In reality, it would not be erronous to say that „everything has been accomplished“, but at the same time we must be able to recognise … that there is still a lack of fulfilment. It is true that Jesus restored sight to the blind and announced the release to the captives – whatever their captivity may be. Yet there are still many blind people and many prisoners around us!

What we affirm is that Jesus inaugurated a new world … which has yet to mature and grow to full size, to replace the ancient world.

Let us again cast an eye over the very first verse of the Acts of the Apostles, interpreting it correctly: „The former treatise I made, O Theophilus, of all things which Jesus began to do and to teach …“ Yes, you heard correctly: Jesus was just beginning. To put it a little familiarly: he did not finish the job! Apart from that, the book of Acts will reveal the apostles to us, in particular Peter and Paul, they who do the same as Him especially when healing the sick.

And what is quite extraordinary is that the book of Acts is incomplete: it stops mid-sentence, without a conclusion!

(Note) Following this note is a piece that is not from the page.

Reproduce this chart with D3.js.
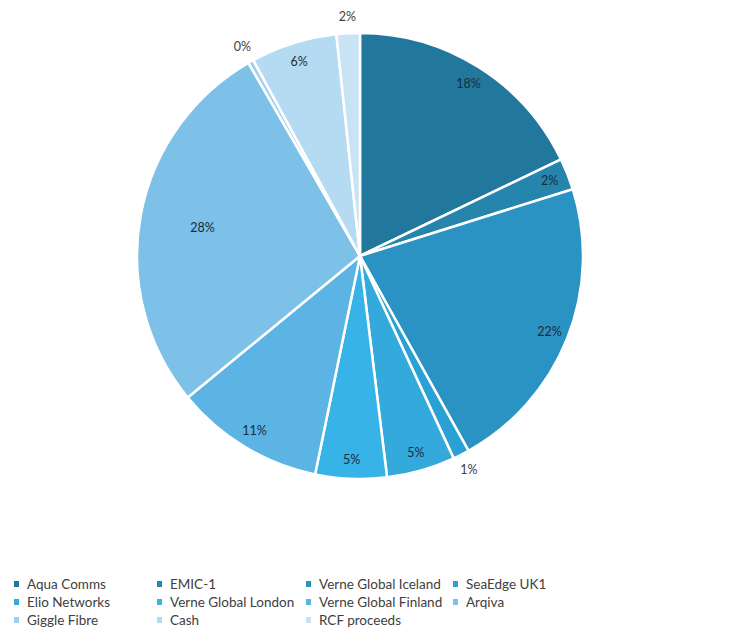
<!DOCTYPE html>
<html>
<head>
<meta charset="utf-8">
<script src="https://cdn.jsdelivr.net/npm/d3@7"></script>
<style>
  body { margin: 0; background: #fff; }
  text { font-family: Lato, "Open Sans", sans-serif; }
</style>
</head>
<body>
<div id="chart"></div>
<script>
// portfolio split (percent)
var categories = ["Aqua Comms", "EMIC-1", "Verne Global Iceland", "SeaEdge UK1",
  "Elio Networks", "Verne Global London", "Verne Global Finland", "Arqiva",
  "Giggle Fibre", "Cash", "RCF proceeds"];
var values = [18, 2.3, 21.9, 1.2, 5, 5.2, 10.9, 27.8, 0.4, 6.3, 1.7];
var labels = ["18%", "2%", "22%", "1%", "5%", "5%", "11%", "28%", "0%", "6%", "2%"];
var colors = ["#22789c", "#2585ad", "#2b93c3", "#2aa0d4", "#33a9dc", "#38b3e8",
  "#5bb4e4", "#7dc0e8", "#9fd0ef", "#b5dbf2", "#c8e3f4"];
var outside = ["SeaEdge UK1", "Giggle Fibre", "RCF proceeds"];

var width = 751, height = 644;
var cx = 360, cy = 256, radius = 223;

var svg = d3.select('#chart').append('svg')
  .attr('width', width)
  .attr('height', height);

var color = d3.scaleOrdinal().domain(categories).range(colors);

var pie = d3.pie().sort(null).value(function(d){ return d.value; });
var rows = categories.map(function(c, i){ return {name: c, value: values[i], label: labels[i]}; });
var arcs = pie(rows);

var arc = d3.arc().innerRadius(0).outerRadius(radius);
var g = svg.append('g').attr('transform', 'translate(' + cx + ',' + cy + ')');

g.selectAll('path.slice')
  .data(arcs)
  .enter()
  .append('path')
  .attr('class', 'slice')
  .attr('d', arc)
  .style('fill', function(d){ return color(d.data.name); })
  .style('stroke', '#fff')
  .style('stroke-width', '2.5px')
  .style('stroke-linejoin', 'round');

g.selectAll('text.pct')
  .data(arcs)
  .enter()
  .append('text')
  .attr('class', 'pct')
  .attr('text-anchor', 'middle')
  .attr('dy', '0.35em')
  .attr('transform', function(d){
    var isOut = outside.indexOf(d.data.name) >= 0;
    var r = isOut ? 240 : (d.data.name === 'Arqiva' ? 160 : 204);
    var a = (d.startAngle + d.endAngle) / 2;
    return 'translate(' + (r * Math.sin(a)) + ',' + (-r * Math.cos(a)) + ')';
  })
  .style('font-size', '12.5px')
  .style('fill', function(d){ return outside.indexOf(d.data.name) >= 0 ? '#404040' : '#1c2b3a'; })
  .text(function(d){ return d.data.label; });

// legend, four columns
var colX = [14, 157, 306, 453];
var rowY = [584, 602, 620];
var legend = svg.selectAll('.legend')
  .data(categories)
  .enter()
  .append('g')
  .attr('class', 'legend')
  .attr('transform', function(d, i){
    return 'translate(' + colX[i % 4] + ',' + rowY[Math.floor(i / 4)] + ')';
  });

legend.append('rect')
  .attr('x', 0)
  .attr('y', -3)
  .attr('width', 5)
  .attr('height', 6)
  .style('fill', function(d){ return color(d); });

legend.append('text')
  .attr('x', 13)
  .attr('dy', '0.35em')
  .style('font-size', '13.5px')
  .style('fill', '#404040')
  .text(function(d){ return d; });
</script>
</body>
</html>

Its an unfinished book…!

Unquestionably, we are able to see within this inconsistency an auspicious meaning: it is up to the successive Christian generations to „continue“ this story, and to continue in particular „what Jesus had only just began to do and teach“.

At the same time, it is the entire history of the Church up to our days, the whole history of Christian holiness, which represents this „continuation“. From this viewpoint, we can better understand the final reflection of the Gospel of John: „But there are also many other things which Jesus did; which, if they were written every one, the world itself, I think, would not be able to contain the books that should be written.“ (John 21:25).

Yes, it’s up to us and our responsibility to „finish the job“ and to bring about this new world of justice and peace we call the Kingdom of God!